U.S. Transportation Secretary Ray LaHood told Wisconsin’s governor-elect, Scott Walker, that the federal government will take back the $810 million in stimulus funding granted to the state for a high-speed rail line between Milwaukee and Madison if Mr. Walker doesn’t soften his opposition to the project.

“I respect the power of governors to make decisions for their states,” Mr. LaHood wrote to Mr. Walker. “There seems to be some confusion, however, about how these high-speed rail dollars can be spent. For this reason, I would like to set the record straight: None of the money provided to Wisconsin may be used for road or highway projects, or anything other than high-speed rail. Consequently, unless you change your position, we plan to engage in an orderly transition to wind down Wisconsin’s project so that we do not waste taxpayers’ money.”

…The Obama administration announced in January that $8 billion of stimulus funding would go toward building 13 high-speed passenger-rail networks across the U.S. Two weeks ago, the federal government separately awarded an additional $2.4 billion for high-speed rail projects nationwide.

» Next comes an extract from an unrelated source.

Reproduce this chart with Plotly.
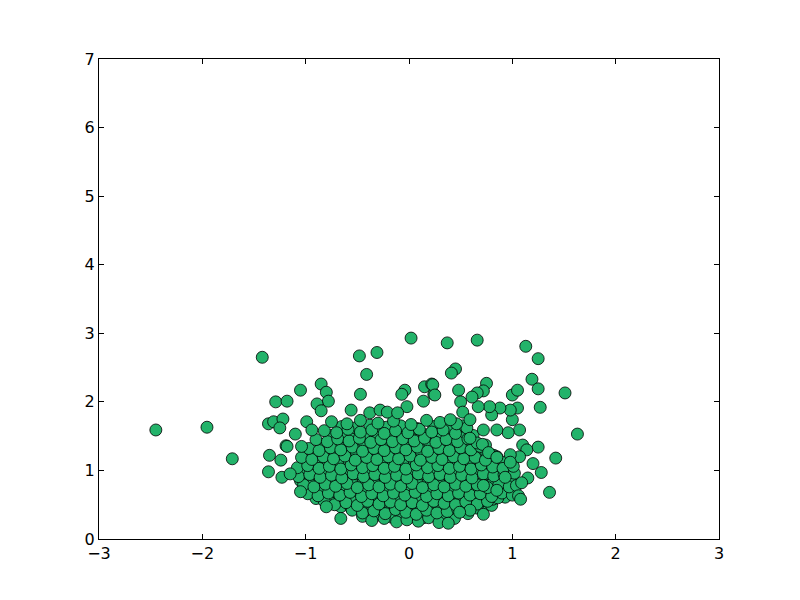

On Monday, the U.S. Transportation Department said that in addition to the grants for high-speed rail, Wisconsin has received more than $703.7 million in separate stimulus funding for other road, bridge, highway, transit and airport projects.

(click to continue reading Funding for Wisconsin Rail Project in Jeopardy, LaHood Warns – WSJ.com.)

Scott Walker seems to be confused, as Wisconsin already has incoming federal dollars earmarked to be used to shore up roads and bridges. I wonder if he’s even thought his opposition through, or if it just is a convenient campaign slogan, meaningless, in other words.

While I would like there to be high-speed rail to Madison (or any rail, actually), if the rail line ignored Wisconsin, and just went directly to Minneapolis, I could live with that.